Even her later statements which made Unity squirm were probably meant to do that, especially after she manipulated Mulgrew into echoing her (in the parts of his statement that was videotaped), setting up the contradiction between what he says and what the union actually does. Especially given the missed opportunity of building unity with parents/students/community when it came to closing schools.

For example, the question of union officer salary: How can union leaders really represent (and unite) teachers if our salaries [and job security] are so different from theirs, not to mention members of other unions and parents?

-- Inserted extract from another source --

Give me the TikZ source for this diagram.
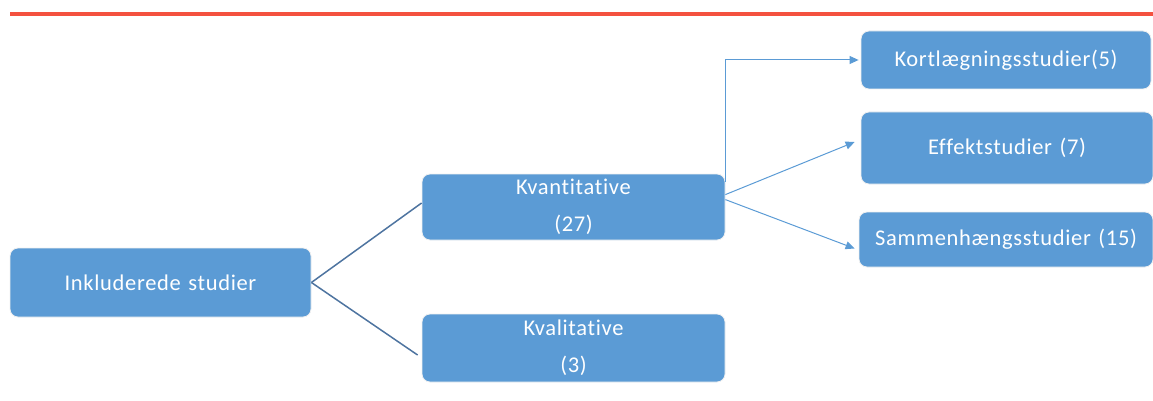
\documentclass[tikz,border=0pt]{standalone}
\usepackage{fontspec}
\setmainfont{Carlito}[LetterSpace=3, Ligatures=NoCommon, WordSpace=1.3]
\usetikzlibrary{arrows.meta}
\definecolor{boxblue}{HTML}{5B9BD5}
\definecolor{linedark}{HTML}{4E74A0}
\definecolor{redline}{HTML}{F4513F}
\tikzset{
  box/.style={draw=white!88!gray, line width=0.8pt, fill=boxblue, rounded corners=8pt, text=white,
    font=\fontsize{22.5}{37}\selectfont, align=center, inner sep=0pt},
  tree/.style={draw=linedark, line width=1.5pt},
  arr/.style={draw=boxblue, line width=1pt, -{Triangle[length=9pt,width=8pt]}}
}
\begin{document}
\begin{tikzpicture}[x=1pt,y=-1pt]
\useasboundingbox (0,0) rectangle (1153,401);
\fill[redline] (10,12.5) rectangle (1153,16.5);
\node[box, minimum width=301pt, minimum height=69pt] (ink) at (160.5,282.5) {Inkluderede studier};
\node[box, minimum width=303pt, minimum height=66pt] (kvan) at (573.5,207) {Kvantitative\\(27)};
\node[box, minimum width=303pt, minimum height=68pt] (kval) at (573.5,348) {Kvalitative\\(3)};
\node[box, minimum width=290pt, minimum height=58pt] (kort) at (1006,60) {Kortlægningsstudier(5)};
\node[box, minimum width=292pt, minimum height=72pt] (eff) at (1007,148) {Effektstudier (7)};
\node[box, minimum width=294pt, minimum height=55pt] (sam) at (1006,239.5) {Sammenhængsstudier (15)};
\coordinate (k1) at ([yshift=-8pt]kvan.north east);
\coordinate (k2) at ([yshift=-21pt]kvan.north east);
\coordinate (k3) at ([yshift=-26pt]kvan.north east);
\coordinate (e1) at ([xshift=-6pt,yshift=6pt]eff.west);
\coordinate (s1) at ([xshift=-4pt,yshift=-9pt]sam.west);
\draw[tree] (ink.east) -- ([yshift=4pt]kvan.west);
\draw[tree] (ink.east) -- ([xshift=-4pt,yshift=-7pt]kval.west);
\draw[arr] (k1) |- ([xshift=-2pt]kort.west);
\draw[arr] (k2) -- (e1);
\draw[arr] (k3) -- (s1);
\end{tikzpicture}
\end{document}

So, what do we have to do to make ourselves strong and unite with others? Let's start working to eliminate whatever we can that divides us (including those of us sitting in the room). Not that we necessarily believe that Mulgrew himself can be "united", but there were many others in the room.
The MOREs in the room Friday night looked at each other and covered their mouths as Mulgrew said stuff echoing Karen that was so far from reality, we felt we were in a comic book.

Here is one more quote from the Micah Uetricht article:

the union has put forth its own vision of reform, both at the bargaining table and in the streets through their engagement in mass action, their September strike, and their formal policy recommendations. It is a vision that explicitly rejects the Democratic Party’s education agenda and offers a strong program to shore up public schools as a public good–stronger than any reform proposals by the two major national teachers unions.
 You mean Randi's "Share Your Lesson" doesn't quite cut it?